Não obstante, como explica Ganacin (2020, p. 103), o interesse jurídico existe quando há utilidade do provimento, a qual configura-se na potencialidade da demanda de conferir ao demandante algum tipo de vantagem jurídica. Assim, uma vez a desconsideração consistindo na constituição de novo devedor para determinada obrigação, que culmina num maior acervo de bens a responder pelo inadimplemento, estar-se-ia diante de situação mais favorável ao credor, o que por si só, se materializa como vantagem jurídica para quem postula a desconsideração.
Desse modo, independente da condição patrimonial da pessoa jurídica devedora, estando solvente ou não, configurado o abuso da personalidade jurídica, terá o credor interesse em postular a desconsideração.

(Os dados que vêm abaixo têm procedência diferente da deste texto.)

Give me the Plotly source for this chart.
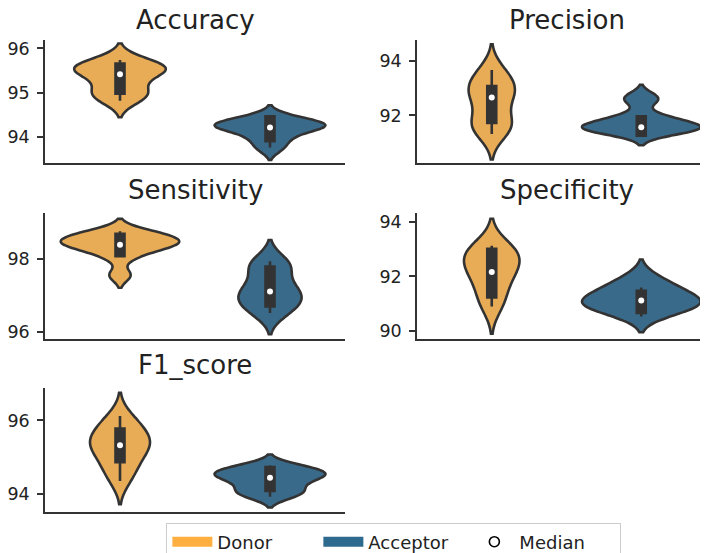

Os requisitos para a caracterização do abuso da personalidade jurídica estão dispostos no artigo 50, do Código Civil, que prevê ser necessária a comprovação da confusão patrimonial e do desvio de finalidade, para atingir-se o levantamento do véu da personalidade. Veja-se, que da simples leitura do dispositivo legal, pode-se compreender que este não exige a prova de insolvência do devedor, pelo que não pode ser considerado pressuposto para a desconsideração da personalidade jurídica.
Nessa mesma linha de ideias, Tartuce (2017, p. 189) afirma que não há necessidade de provar que a empresa está falida para que a desconsideração seja deferida, pois os parâmetros previstos no artigo 50 do Código Civil são apenas a confusão patrimonial e o desvio de finalidade.
Nesse ínterim, o entendimento uníssono firmado pelo Superior Tribunal de Justiça (STJ), foi se consolidando, apresentando-se sedimentado no sentido de que, para fins de manejo do incidente de desconsideração da personalidade jurídica, não há de se demonstrar a insolvência do devedor ou mesmo restarem cumpridas todas as diligências executivas, mas sim, apenas comprovar a existência de atos de confusão patrimonial e desvio de finalidade. Nesse contexto, soa interessante a seguinte passagem de recente julgado daquela Colenda Corte:
“RECURSO ESPECIAL. DESCONSIDERAÇÃO DA PERSONALIDADE JURÍDICA. CPC/2015. PROCEDIMENTO PARA DECLARAÇÃO. REQUISITOS PARA A INSTAURAÇÃO. OBSERVÂNCIA DAS REGRAS DE DIREITO MATERIAL. DESCONSIDERAÇÃO COM BASE NO ART. 50 DO CC/2002. ABUSO DA PERSONALIDADE JURÍDICA. DESVIO DE FINALIDADE. CONFUSÃO PATRIMONIAL. INSOLVÊNCIA DO DEVEDOR. DESNECESSIDADE DE SUA COMPROVAÇÃO.
(…) 7. A inexistência ou não localização de bens da pessoa jurídica não é condição para a instauração do procedimento que objetiva a desconsideração, por não ser sequer requisito para aquela declaração, já que imprescindível a demonstração específica da prática objetiva de desvio de finalidade ou de confusão patrimonial.
(…) É possível afirmar, ademais, que além de a constatação da insolvência não ser suficiente à desconsideração – para o caso do art. 50 do CC -, com mais razão a inexistência de bens do devedor não pode ser condição para a instauração do procedimento que objetiva aquela decretação.
Na verdade, pode a desconsideração da personalidade jurídica ser decretada ainda que não configurada a insolvência, desde que verificados o desvio de finalidade ou a confusão patrimonial, caracterizadores do abuso de personalidade.
(STJ. REsp. nº 1.729.554-SP. Rel. Min. Luis Felipe Salomão. Julgamento em 08.05.2018)”.
Importante pontuar, inclusive, que foi aprovado, para fins de pacificação da jurisprudência, o enunciado nº 281 do Conselho da Justiça Federal, em conjunto com o STJ, que assim disciplinou: “A aplicação da teoria da desconsideração, descrita no art. 50 do Código Civil, prescinde da demonstração de insolvência da pessoa jurídica”.
Portanto, como depreende-se da análise da doutrina e jurisprudência acima elencados, a insolvência do devedor originário, não é condição para a desconsideração da personalidade jurídica, de modo que, independentemente da condição patrimonial da pessoa jurídica devedora, configurado o abuso da personalidade jurídica, terá o credor interesse em postular a desconsideração.
REFERÊNCIAS
BIANQUI, Pedro Henrique Torres. Desconsideração da personalidade jurídica no processo civil. São Paulo: Saraiva, 2011.
GANACIN, João Cánovas Bottazzo. Desconsideração da personalidade jurídica no processo civil. São Paulo: Thomson Reuters Brasil, 2020.
TARTUCE, Flávio. Manual de direito civil. São Paulo: Método, 2017.
ZAVASKI, Teoria Albino. Processo de execução. São Paulo: Revista do Tribunais, 2004.